Once, however, it has been demonstrated by the success of Gateway that retailers can flourish in the borough, the use of lavish tax subsidies for this development creates the kind of unlevel playing field that girds the opposition's arguments for some give backs-and the living wage is as righteous a request as any we've seen.
It's righteousness not only devolves from the use of the public money to grease the skids and line the pockets of the developer, but from the fact that the job creation that Townsend extols is a chimera-with the closing neighborhood stores as a punctuation of the failed policy of chain store retail subsidy. So, if mom and pop entrepreneurs are being helped out of business by the looting of their own tax dollars by this Bronx malling, couldn't we at least ask that the new jobs be a bit more than simply minimum wage retail?

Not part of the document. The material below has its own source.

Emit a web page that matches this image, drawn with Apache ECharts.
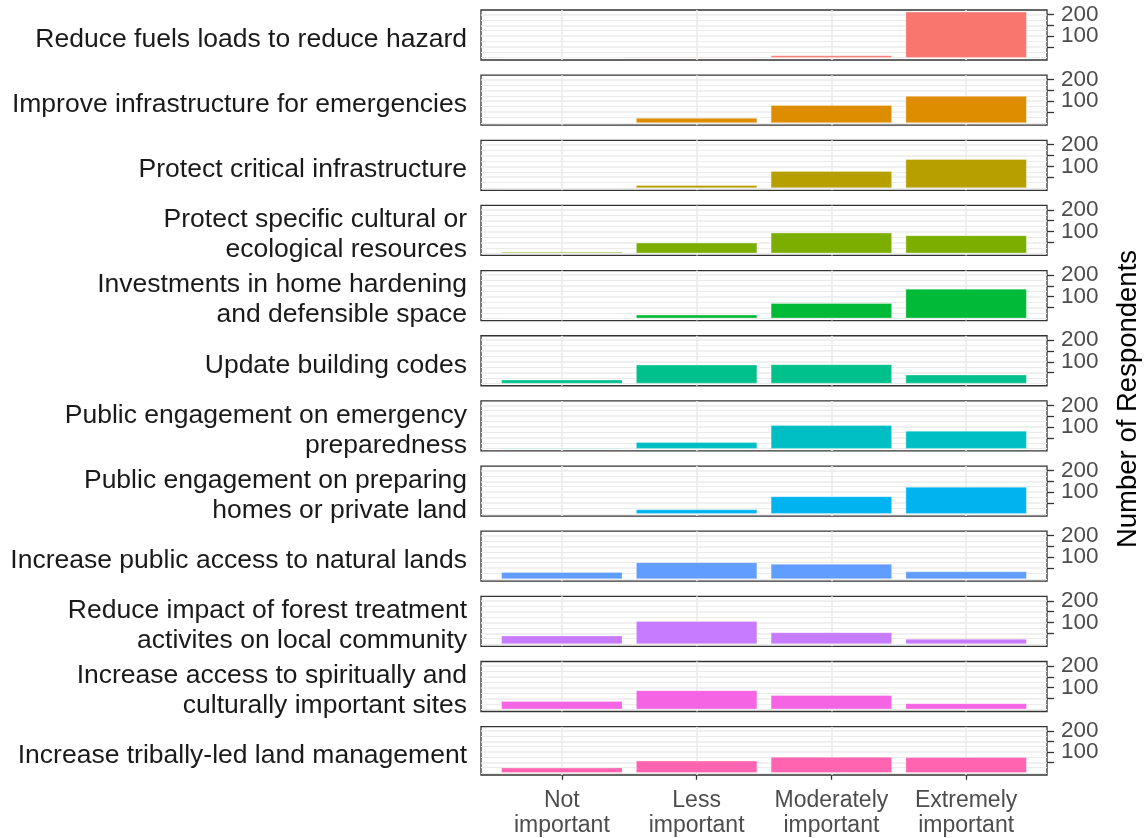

Now the issue of a CBA and a living wage can be viewed as somewhat separate and distinct-after all, none of the other CBAs have a living wage component. But Townsend never addresses the substance of the living wage argument-and goes on to make this disingenuous observation about the ULURP process: "There is nothing in the city's land use law that gives the city council the right to pursue its demands. The law specifies that any environmental and traffic issues created by the projects must be mitigated, but it does not allow the council to set wages, mandate union membership or extract cash from developers for uses unrelated to the project at hand."
Which is true only in the narrowest possible interpretation. For you see, there is no other process for the Council to weigh in on the propriety of the use of tax payers money to subsidize the Bloomberg administration's favored developer-and Townsend's belief that, "The Related Companies was chosen by the city after a competitive process," is risible to those of us who know the history, as well as the intimacy, of the relationship.
For Townsend to see the demands being raised as, "just the latest example of zoning for sale," is to elide the patricianage that underlies the slavish aggrandizement of Related for going on eight years-something that the corporate toady hasn't anything to say about. And Townsend also, to our knowledge, never said one thing about how the Bronx Terminal Market was deeded over to Related through an incestuous no-bid arrangement.
And then there's the supermarket issue. Townsend's comments here underscore both her bias and her ignorance: "And they do not want the large supermarket, despite the fact that it could offer lower prices to a cash strapped population..." No mention of the fact that the RFP itself-and the developer responded in kind-proscribed the food use because of the fear that it would be a zero sum game, and would lead to the policy deficit of supermarket closings on contiguous neighborhood strips.
And that is the kind of supermarket initiative that will diminish, and not augment, access to healthier foods, something that the mayor claims he wants to achieve. Making a bad situation that much worse-is the use of our tax money to lower the rent for a large out of town chain food store so that it can compete unfairly against the local markets on the most unlevel of playing fields.
The past eight years have been hell on neighborhood retailers-a process aided and abetted by Bloomberg policies that have, not only raised the cost of doing business on the local shopping strips, but have also pulled customers away from these Main Streets by the over building of malls on the arterial perimeters. A process, we should add, that has elicited nary a peep from the CBA-fixated Townsend.
The fight over the Kingsbridge Armory is a fight for equity-fairness for both workers as well as local store owners. It is also a battle for the soul of the city-and whether we are going to allow the continuation of Bloomberg's policies of corporate welfare at the expense of those who don't frequent the private clubs where these kinds of deals go down.
So Townsend should save her corporate hucksterism for those who resonate to that kind of message: investment bankers and hedge fund managers seeking government bailouts. The Bloomberg five borough development strategy has been an unmitigated disaster for the city-but that reality simply evades the consciousness of those, like Townsend, who perspective is irreparably jaundiced by a big business bias.